### THE REQUEST
Retype each line exactly. Skip images.

[Start of STORED DATA]

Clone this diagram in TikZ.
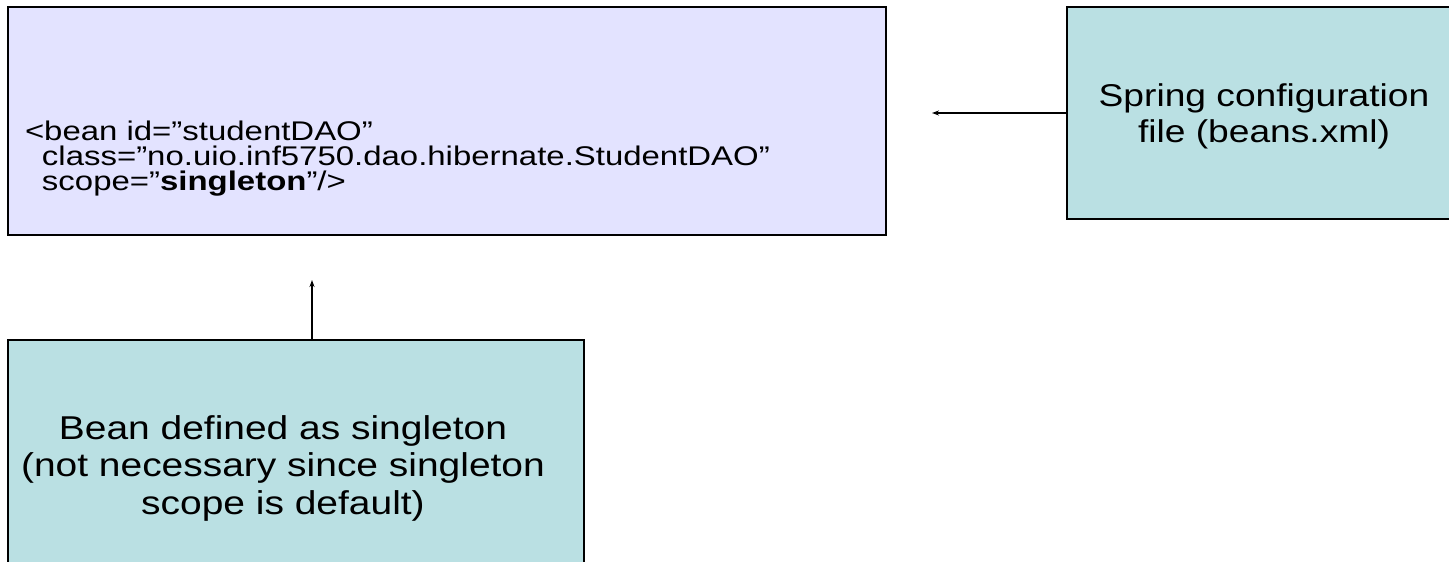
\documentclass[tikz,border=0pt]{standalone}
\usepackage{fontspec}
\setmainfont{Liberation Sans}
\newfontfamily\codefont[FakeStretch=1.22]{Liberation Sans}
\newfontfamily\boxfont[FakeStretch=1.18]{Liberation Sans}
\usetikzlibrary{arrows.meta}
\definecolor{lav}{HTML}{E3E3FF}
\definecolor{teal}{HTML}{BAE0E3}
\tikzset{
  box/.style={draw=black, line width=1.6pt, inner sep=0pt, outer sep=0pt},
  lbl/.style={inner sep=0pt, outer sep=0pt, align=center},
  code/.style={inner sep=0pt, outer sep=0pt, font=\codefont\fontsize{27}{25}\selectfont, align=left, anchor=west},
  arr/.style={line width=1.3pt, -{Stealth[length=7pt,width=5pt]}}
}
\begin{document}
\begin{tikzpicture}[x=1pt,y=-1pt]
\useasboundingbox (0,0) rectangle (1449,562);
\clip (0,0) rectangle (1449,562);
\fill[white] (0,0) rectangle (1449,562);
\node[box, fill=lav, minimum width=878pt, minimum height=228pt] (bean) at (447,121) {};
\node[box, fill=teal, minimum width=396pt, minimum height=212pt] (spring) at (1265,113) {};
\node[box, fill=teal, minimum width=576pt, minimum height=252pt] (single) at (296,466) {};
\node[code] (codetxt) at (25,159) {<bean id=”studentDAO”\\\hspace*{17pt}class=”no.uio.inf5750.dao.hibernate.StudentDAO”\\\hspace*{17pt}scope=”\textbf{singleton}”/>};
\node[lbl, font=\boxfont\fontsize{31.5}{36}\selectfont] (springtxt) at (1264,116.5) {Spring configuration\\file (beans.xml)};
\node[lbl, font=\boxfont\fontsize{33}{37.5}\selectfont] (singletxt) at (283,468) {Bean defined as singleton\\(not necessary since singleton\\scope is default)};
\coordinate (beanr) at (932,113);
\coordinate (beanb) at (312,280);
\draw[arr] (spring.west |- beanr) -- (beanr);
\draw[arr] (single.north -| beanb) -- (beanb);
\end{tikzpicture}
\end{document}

[End of STORED DATA]

### SOLUTION TO THE EXERCISE
Clone this diagram in TikZ.
\documentclass[tikz,border=0pt]{standalone}
\usepackage{fontspec}
\setmainfont{Liberation Sans}
\newfontfamily\codefont[FakeStretch=1.22]{Liberation Sans}
\newfontfamily\boxfont[FakeStretch=1.18]{Liberation Sans}
\usetikzlibrary{arrows.meta}
\definecolor{lav}{HTML}{E3E3FF}
\definecolor{teal}{HTML}{BAE0E3}
\tikzset{
  box/.style={draw=black, line width=1.6pt, inner sep=0pt, outer sep=0pt},
  lbl/.style={inner sep=0pt, outer sep=0pt, align=center},
  code/.style={inner sep=0pt, outer sep=0pt, font=\codefont\fontsize{27}{25}\selectfont, align=left, anchor=west},
  arr/.style={line width=1.3pt, -{Stealth[length=7pt,width=5pt]}}
}
\begin{document}
\begin{tikzpicture}[x=1pt,y=-1pt]
\useasboundingbox (0,0) rectangle (1449,562);
\clip (0,0) rectangle (1449,562);
\fill[white] (0,0) rectangle (1449,562);
\node[box, fill=lav, minimum width=878pt, minimum height=228pt] (bean) at (447,121) {};
\node[box, fill=teal, minimum width=396pt, minimum height=212pt] (spring) at (1265,113) {};
\node[box, fill=teal, minimum width=576pt, minimum height=252pt] (single) at (296,466) {};
\node[code] (codetxt) at (25,159) {<bean id=”studentDAO”\\\hspace*{17pt}class=”no.uio.inf5750.dao.hibernate.StudentDAO”\\\hspace*{17pt}scope=”\textbf{singleton}”/>};
\node[lbl, font=\boxfont\fontsize{31.5}{36}\selectfont] (springtxt) at (1264,116.5) {Spring configuration\\file (beans.xml)};
\node[lbl, font=\boxfont\fontsize{33}{37.5}\selectfont] (singletxt) at (283,468) {Bean defined as singleton\\(not necessary since singleton\\scope is default)};
\coordinate (beanr) at (932,113);
\coordinate (beanb) at (312,280);
\draw[arr] (spring.west |- beanr) -- (beanr);
\draw[arr] (single.north -| beanb) -- (beanb);
\end{tikzpicture}
\end{document}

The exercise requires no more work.